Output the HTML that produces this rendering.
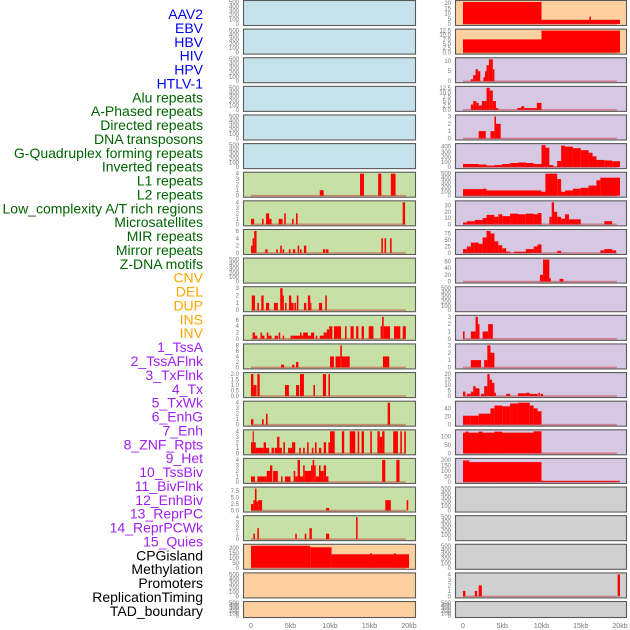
<!DOCTYPE html>
<html><head><meta charset="utf-8"><style>
body{margin:0;background:#fff;width:630px;height:630px;overflow:hidden}
svg{display:block}
</style></head><body>
<svg id="chart" width="630" height="630"></svg>
<script>
const labelNames=["AAV2","EBV","HBV","HIV","HPV","HTLV-1","Alu repeats","A-Phased repeats","Directed repeats","DNA transposons","G-Quadruplex forming repeats","Inverted repeats","L1 repeats","L2 repeats","Low_complexity A/T rich regions","Microsatellites","MIR repeats","Mirror repeats","Z-DNA motifs","CNV","DEL","DUP","INS","INV","1_TssA","2_TssAFlnk","3_TxFlnk","4_Tx","5_TxWk","6_EnhG","7_Enh","8_ZNF_Rpts","9_Het","10_TssBiv","11_BivFlnk","12_EnhBiv","13_ReprPC","14_ReprPCWk","15_Quies","CPGisland","Methylation","Promoters","ReplicationTiming","TAD_boundary"];
const labelColors=["#0000ee","#0000ee","#0000ee","#0000ee","#0000ee","#0000ee","#006400","#006400","#006400","#006400","#006400","#006400","#006400","#006400","#006400","#006400","#006400","#006400","#006400","#ffa500","#ffa500","#ffa500","#ffa500","#ffa500","#a020f0","#a020f0","#a020f0","#a020f0","#a020f0","#a020f0","#a020f0","#a020f0","#a020f0","#a020f0","#a020f0","#a020f0","#a020f0","#a020f0","#a020f0","#000","#000","#000","#000","#000"];
const xTickLabels=["0","5kb","10kb","15kb","20kb"];
const xTickValues=[0,5,10,15,20];
const E=[0,100,200,300,400,500];
const col1Bg=["b","b","b","b","b","b","g","g","g","g","g","g","g","g","g","g","g","g","g","o","o","o"];
const col1Ticks=[E,E,E,E,E,E,[0,1,2,3,4],[0,1,2,3,4],[0,2,4,6],E,[0,1,2,3],[0,2,4,6],[0,2,4,6,8],[0,0.5,1,1.5,2],[0,1,2,3,4],[0,1,2,3,4],[0,1,2,3,4],[0,2.5,5,7.5],[0,1,2,3,4],[0,50,100,150,200],E,E];
const col1Data=[[],[],[],[],[],[],
[[8.7,9.2,1],[13.8,14.3,4],[16.1,16.5,4],[17.7,18.3,4]],
[[0,0.4,1],[1.4,1.6,1],[1.9,2.3,2],[2.3,2.6,1],[3.5,4,1],[4.2,4.4,2],[5.2,5.4,1],[5.7,5.9,2],[19.2,19.5,4]],
[[0,0.2,2],[0.2,0.4,4],[0.4,0.7,6],[1.8,2.1,1],[3.2,3.4,1],[3.7,3.9,2],[4,4.2,1],[4.8,5,1],[5.3,5.6,1],[5.9,6.1,2],[6.2,6.4,1],[6.7,7,2],[9.1,9.4,1],[9.5,9.8,1],[16.5,16.7,4],[16.9,17.1,4],[17.6,17.8,4]],
[],
[[0.1,0.5,2],[0.8,1,1],[1.3,1.6,2],[1.9,2.3,1],[2.9,3.4,1],[3.7,4,3],[4,4.1,2],[4.3,4.5,1],[4.8,5.1,2],[5.1,5.4,1],[5.5,5.7,1],[5.8,6,2],[6.7,7,1],[7.2,7.5,2],[7.5,7.6,1],[8.6,9,1],[9.4,9.6,2]],
[[0.2,0.5,2],[0.5,0.8,1],[1.2,1.4,2],[1.4,1.7,1],[2,2.2,2],[2.2,2.6,1],[3,3.4,1],[3.5,3.7,2],[4,4.2,1],[5,5.3,1],[5.3,6.2,1],[6.2,6.4,2],[6.4,6.6,1],[6.6,7.2,2],[7.2,7.6,1],[7.6,8,2],[8.2,8.4,1],[8.7,9.2,1],[9.2,9.6,2],[9.6,9.9,3],[9.9,10.3,4],[10.5,11.4,4],[11.9,12.1,4],[12.6,13,4],[13.3,13.6,4],[14,14.3,4],[14.9,15.5,4],[16.4,16.6,4],[16.6,16.8,7],[16.8,17.6,4],[18.1,18.9,4],[19.2,19.6,4]],
[[3.8,4.2,1],[5.2,5.5,1],[5.7,6,2],[10,10.5,4],[10.7,11.3,4],[11.3,11.5,8],[11.5,12.5,4],[16.7,17.5,4]],
[[0,0.3,2],[0.3,0.7,1],[0.8,1.1,2],[4.3,4.8,1],[5.7,6.1,1],[6.2,6.7,2],[7.9,8.1,1],[9.1,9.5,2],[9.8,10,2]],
[[0,0.3,1],[1.4,1.6,1],[1.9,2.1,2],[17.3,17.6,4]],
[[0,0.2,2],[0.2,0.3,4],[0.3,0.6,2],[0.6,1.6,1],[1.6,1.9,2],[1.9,2.3,1],[2.6,2.9,1],[3,3.3,1],[3.3,3.6,3],[3.6,3.9,1],[4.1,4.3,2],[4.7,5.2,1],[5.2,5.6,2],[6.1,6.3,1],[6.6,6.8,1],[7.1,7.3,2],[7.7,7.9,1],[8.1,8.3,2],[8.6,8.9,1],[9.2,9.5,2],[9.8,10,2],[10,10.6,4],[11.5,11.8,4],[12.5,13.2,4],[13.5,13.7,4],[14,14.3,4],[15.1,15.3,4],[16,16.3,4],[16.3,16.6,3],[16.6,16.9,4],[18,18.6,4],[18.9,19.1,4],[19.4,19.6,4]],
[[0,0.5,1],[0.8,1.7,1],[1.7,2,1],[2,2.4,2],[2.4,2.7,3],[2.8,3.4,2],[3.8,4,1],[4.3,5,1],[5.4,5.6,2],[5.6,5.9,1],[5.9,6.2,4],[6.2,6.6,1],[6.6,6.8,3],[6.8,7.6,2],[7.6,7.8,3],[7.8,8,4],[8,8.2,3],[8.2,8.6,1],[8.6,8.8,3],[8.8,9.2,2],[9.2,9.5,3],[9.5,9.8,1],[16.6,17,4],[18.4,18.8,4]],
[[0,0.3,2.5],[0.3,0.5,4],[0.5,0.7,8.5],[0.7,0.9,3.5],[0.9,1.4,4],[9.5,9.9,1],[17,17.7,4],[19.7,19.9,4]],
[[0.3,0.5,1],[0.8,1,2],[5.6,5.8,1],[6.8,7,1],[7.4,7.7,2],[9.5,9.9,1],[13.3,13.5,4]],
[[0,7.5,220],[7.5,10.2,205],[10.2,20,135],[15.1,15.3,145],[18.1,18.3,145]],
[],[]];
const col2Bg=["o","o","p","p","p","p","p","p","p","p","p","p","p","p","p","p","p","r","r","r","r","r"];
const col2Ticks=[[0,5,10,15,20],[0,2.5,5,7.5,10,12.5],[0,5,10],[0,2.5,5,7.5,10,12.5],[0,1,2,3],[0,100,200,300,400],[0,100,200,300,400,500],[0,10,20,30],[0,25,50,75],[0,20,40,60],E,[0,1,2,3],[0,1,2,3],[0,5,10,15,20],[0,20,40],[0,50,100],[0,50,100,150,200],E,E,E,[0,1,2,3,4],E];
const col2Data=[
[[0,10,21],[10,20,4],[16.1,16.3,7]],
[[0,10,7.5],[10,20,12.5]],
[[1,1.3,1],[1.3,1.6,3],[1.6,1.9,6],[1.9,2.2,5],[2.6,2.8,2],[2.8,3,5],[3,3.3,8],[3.3,3.8,11],[3.8,4,6]],
[[1,1.3,3],[1.3,1.7,5],[1.7,2,4],[2,2.4,2.5],[2.4,3,5],[3,3.4,12.5],[3.4,3.8,11],[3.8,4.2,5],[4.2,4.5,1],[6.9,7.4,1],[7.4,7.8,2],[7.8,9.4,1],[9.4,10,4]],
[[2,2.9,1],[3.5,4,1],[4,4.2,3],[4.2,4.8,2]],
[[0,2,60],[2,3,50],[3,4,30],[4,5,40],[5,6,60],[6,7,80],[7,8,90],[8,9,80],[9,10,60],[10,10.5,430],[10.5,11,380],[11,11.5,40],[11.5,12,10],[12,12.5,120],[12.5,13,420],[13,14,400],[14,15,370],[15,16,330],[16,16.5,280],[16.5,17,210],[17,18,140],[18,19,130],[19,20,115]],
[[0,2.5,150],[2.5,3,160],[3,10,120],[10,10.5,90],[10.5,12,500],[12,12.5,380],[12.5,13,90],[13,14,120],[14,15,160],[15,16,180],[16,17,230],[17,17.5,350],[17.5,20,410]],
[[0,0.5,3],[0.5,1.5,5],[1.5,2.5,7],[2.5,3,10],[3,4,15],[4,4.5,12],[4.5,5,16],[5,6,13],[6,7,17],[7,8,16],[8,9,17],[9,9.5,16],[9.5,10,18],[11,11.3,12],[11.3,11.6,35],[11.6,12,20],[12,12.5,12],[12.5,13,9],[13,13.5,16],[13.5,15,8],[18,19,5]],
[[0,0.5,15],[0.5,1,25],[1,1.5,40],[1.5,2,40],[2,2.5,35],[2.5,3,60],[3,3.5,85],[3.5,4,75],[4,4.5,45],[4.5,5,30],[5,5.5,18],[5.5,6,5],[6.5,8,5],[8,9,15],[9,9.5,25],[9.5,10,33],[12,12.5,8],[17.5,18,10],[18,19,15],[19,19.5,10]],
[[9.8,10.2,20],[10.2,11,65],[11,11.2,10],[12.3,12.8,8]],
[],
[[0,0.2,1],[1,1.6,1],[1.6,1.9,3],[1.9,2.1,2],[2.5,3.2,1],[3.2,3.8,2]],
[[1,2.3,1],[2.7,3.1,1],[3.1,3.5,3],[3.5,4,2]],
[[0,0.3,4],[0.5,1,2],[1,1.3,4],[1.3,1.6,9],[1.6,2.1,7],[2.3,2.7,2],[2.7,3.1,9],[3.1,3.4,20],[3.4,3.7,15],[3.7,4,12],[4,4.2,3],[5.5,6,2],[7,8,2.5],[8,8.5,3],[8.5,9,2],[9,9.5,2],[9.6,9.8,3],[9.9,10.2,2]],
[[0,1,22],[1,2,22],[2,3.5,27],[3.5,4,40],[4,5,47],[5,6,45],[6,7,52],[7,8.5,54],[8.5,9,47],[9,9.5,40],[9.5,10,33]],
[[0,10,122],[0.3,0.7,128],[2,2.5,128],[4,5,128],[9,10,130]],
[[0,10,180],[0,0.8,195],[3,4,160],[10,20,10]],
[],[],[],
[[0,0.3,1],[1.5,1.8,1],[2,2.4,2],[19.7,20,4]],
[]];
</script>
<script>
const NS="http://www.w3.org/2000/svg";
const svg=document.getElementById('chart');
const BG={b:"#c6e3ec",g:"#c6e0a6",o:"#ffd09f",p:"#d6c7e2",r:"#d0d0d0"};
function mk(tag,attrs,parent){const e=document.createElementNS(NS,tag);for(const k in attrs)e.setAttribute(k,attrs[k]);(parent||svg).appendChild(e);return e;}
labelNames.forEach((n,i)=>{
  const t=mk('text',{x:203,y:19+i*13.88,'text-anchor':'end','font-family':'Liberation Sans, sans-serif','font-size':'14',fill:labelColors[i]});
  t.textContent=n;
  
  
});
const cols=[{x0:243,x1:416,k0:251,k20:409,bg:col1Bg,ticks:col1Ticks,data:col1Data},{x0:455,x1:627,k0:463,k20:620,bg:col2Bg,ticks:col2Ticks,data:col2Data}];
function rowTop(i){return i*28.62+0.5;}
cols.forEach((c,ci)=>{
  const xs=kb=>c.k0+(c.k20-c.k0)*kb/20;
  for(let i=0;i<22;i++){
    const top=rowTop(i), h=(i==21?16:25), bot=top+h;
    const g=mk('g',{});
    
    
    mk('rect',{x:c.x0,y:top,width:c.x1-c.x0,height:h,fill:BG[c.bg[i]]},g);
    const segs=c.data[i], ticks=c.ticks[i];
    const dmax=Math.max(ticks[ticks.length-1],...segs.map(s=>s[2]));
    const y0=bot-1.5, ytop=top+1.5;
    const ys=v=>y0-(y0-ytop)*v/dmax;
    if(segs.length){
      segs.forEach(s=>{
        const r=mk('rect',{x:xs(s[0]),y:ys(s[2]),width:Math.max(1.2,xs(s[1])-xs(s[0])),height:y0-ys(s[2]),fill:"#ff0000"},g);
        
        
      });
      mk('line',{x1:xs(0),x2:xs(19.6),y1:y0,y2:y0,stroke:"rgba(200,40,40,0.45)","stroke-width":1.6},g);
    }
    mk('rect',{x:c.x0+0.5,y:top,width:c.x1-c.x0-1,height:h,fill:"none",stroke:"#5a5a5a","stroke-width":1.1},g);
    ticks.forEach(v=>{
      const t=mk('text',{x:c.x0-4,y:ys(v)+2,'text-anchor':'end','font-family':'Liberation Sans, sans-serif','font-size':'6',fill:"#777"},g);
      t.textContent=String(v%1?v.toFixed(1):(ticks.some(q=>q%1)?v.toFixed(1):v));
      
      
    });
  }
  xTickValues.forEach((v,j)=>{
    const t=mk('text',{x:xs(v),y:628,'text-anchor':'middle','font-family':'Liberation Sans, sans-serif','font-size':'7',fill:"#777"});
    t.textContent=xTickLabels[j];
    
    
  });
});
</script>
</body></html>
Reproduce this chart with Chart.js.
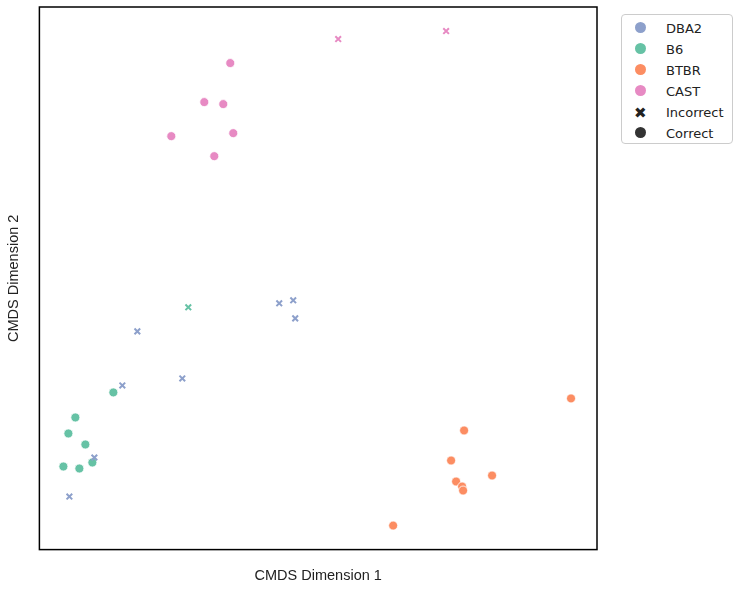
_ _ _ _ _ _ _
Task brief: Your answer should be a single number: how many lines of the material contain the word "chart".

Correct answer: 3